Of course all the calculations with explicit tensors above can be rephrased in terms of the universal property of the tensor product if you like.
This is all assuming you want the matrix to represent an element of $V \otimes V^\ast$ rather than an element of $V \otimes V$ or $V^\ast \otimes V^\ast$. But you can work out what should happen in cases like that the same way.
Best Answer
The other answers have already given an "abstract" answer, so I will just make sure you understand what all this means for the basic case $V =\mathbb{R}^n$ (and in finite dimensional linear algebra, that is really all there is anyway!)
Let $L: \mathbb{R}^n \to \mathbb{R}^n$ be a linear map. Let $M$ be the matrix of $L$ with respect to the standard basis. This matrix can act on a column vector by multiplication on the left $v \mapsto Mv = L(v)$, or it can act on row vectors by multiplication on the right $w \mapsto wM$. We can convert a row vector into a column vector or vice versa by transposing. This mapping is called the adjoint of $L$.
Row vectors represent maps $\mathbb{R}^n \to \mathbb{R}$, and so really represent elements of the dual space $V^*$. So the adjoint map really is $L^*: V^* \to V^*$
We get a bilinear map $V^* \times V \to \mathbb{R}$ by the rule $(w,v) \mapsto w(L(v)) = wMv$. In other words, the bilinear map associated to $L$ is given by just taking a row vector and a column vector, and sandwiching the matrix of $L$ in between them.
To be perfectly explicit about this, if $L:\mathbb{R}^2 \to \mathbb{R}^2$ has the matrix $ \begin{bmatrix} a_{11} &a_{21}\\a_{12}&a_{22} \end{bmatrix} $ then $$L\left(\begin{bmatrix} x_1\\ x_2\end{bmatrix}\right) = \begin{bmatrix} a_{11} &a_{21}\\a_{12}&a_{22} \end{bmatrix}\begin{bmatrix} x_1\\ x_2\end{bmatrix}$$
and
$$ L^*\left(\begin{bmatrix} y_1& y_2\end{bmatrix}\right) = \begin{bmatrix} y_1& y_2\end{bmatrix} \begin{bmatrix} a_{11} &a_{21}\\a_{12}&a_{22} \end{bmatrix} $$
The bilinear map $B$ is given by
$$ B\left(\begin{bmatrix} y_1& y_2\end{bmatrix},\begin{bmatrix} x_1\\ x_2\end{bmatrix}\right) = \begin{bmatrix} y_1& y_2\end{bmatrix} \begin{bmatrix} a_{11} &a_{21}\\a_{12}&a_{22} \end{bmatrix}\begin{bmatrix} x_1\\ x_2\end{bmatrix} $$
Observe that I can figure out the linear map (i.e. reconstruct the matrix) just by knowing the action of the bilinear map, since $a_{ij} = B(e_j^\top,e_i)$.

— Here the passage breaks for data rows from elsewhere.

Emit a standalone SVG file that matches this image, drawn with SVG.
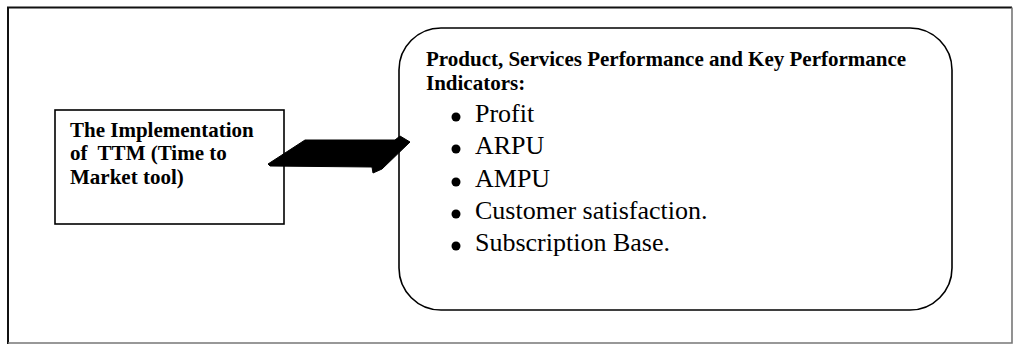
<svg xmlns="http://www.w3.org/2000/svg" width="1021" height="345" viewBox="0 0 1021 345">
<style>
.b{font-family:"Liberation Serif","Times New Roman",serif;font-weight:bold;font-size:21px;fill:#000}
.r{font-family:"Liberation Serif","Times New Roman",serif;font-size:26px;fill:#000}
.box{fill:#fff;stroke:#000;stroke-width:1.6}
</style>
<rect x="0" y="0" width="1021" height="345" fill="#fff"/>
<g id="frame">
<path d="M8,344 V7.5 H1012" fill="none" stroke="#111" stroke-width="2"/>
<path d="M1012,7.5 V343 H8" fill="none" stroke="#777" stroke-width="1.6"/>
</g>
<g id="node-ttm">
<rect class="box" x="55" y="110" width="229" height="114"/>
<text class="b" x="70" y="136.5">The Implementation</text>
<text class="b" x="70" y="160.2" xml:space="preserve">of  TTM (Time to</text>
<text class="b" x="70" y="184">Market tool)</text>
</g>
<g id="node-kpi">
<rect class="box" x="399" y="28" width="553" height="282" rx="42" ry="42"/>
<text class="b" x="426" y="66">Product, Services Performance and Key Performance</text>
<text class="b" x="426" y="89.5">Indicators:</text>
<g fill="#000">
<circle cx="456" cy="117" r="4.5"/>
<circle cx="456" cy="149" r="4.5"/>
<circle cx="456" cy="182" r="4.5"/>
<circle cx="456" cy="214" r="4.5"/>
<circle cx="456" cy="246" r="4.5"/>
</g>
<text class="r" x="475" y="122">Profit</text>
<text class="r" x="475" y="154">ARPU</text>
<text class="r" x="475" y="187">AMPU</text>
<text class="r" x="475" y="219">Customer satisfaction.</text>
<text class="r" x="475" y="251">Subscription Base.</text>
</g>
<g id="connectors">
<polygon points="268,164 305,140 395,140 400,136 410,142 382,169 373,173 372,167 270,166" fill="#000" stroke="#000" stroke-width="1" stroke-linejoin="round"/>
</g>
</svg>
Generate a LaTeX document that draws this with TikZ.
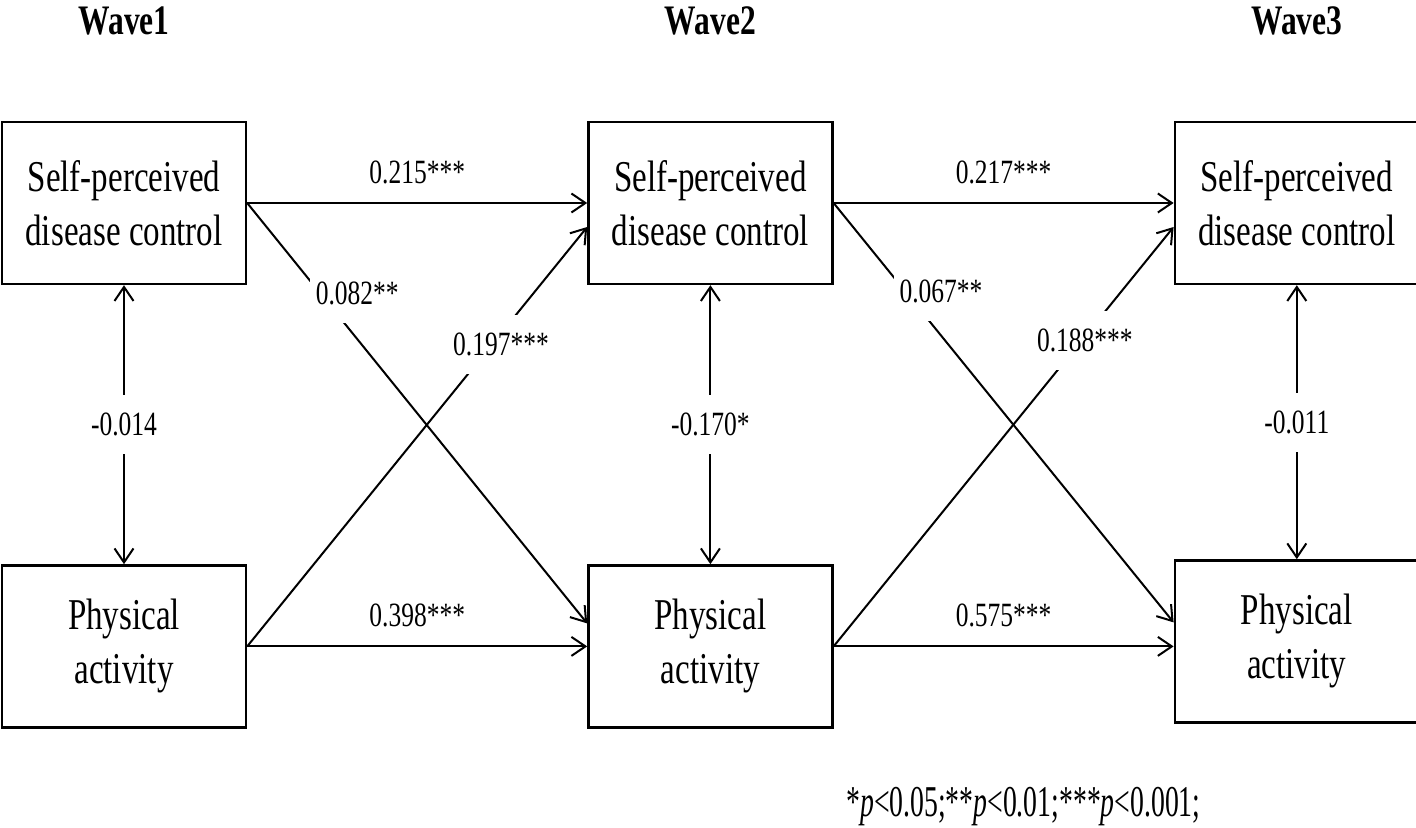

This observation motivates the following inverse construction:
Given a bilinear map $B : V^* \times V \to \mathbb{R}$, define a matrix $M$ by $a_{ij} = B(e_j^\top,e_i)$. Since the $e_i$ and $e_j^\top$ span their respective spaces, we see that these values determine the action of $B$, and moreover produce a linear map $L: V \to V$ whose matrix represents the bilinear form.
Note that my answer implicitly makes use of the standard inner product on $\mathbb{R}^n$: the inner product allows me to construct the natural isomorphism $V \to V^*$ given by $v \mapsto \langle v, \cdot \rangle$, which is the "row vector" associated with $v$.
Hopefully this makes things seem a bit less abstract!
You should also note that a similar story does NOT play out for higher order multilinear maps.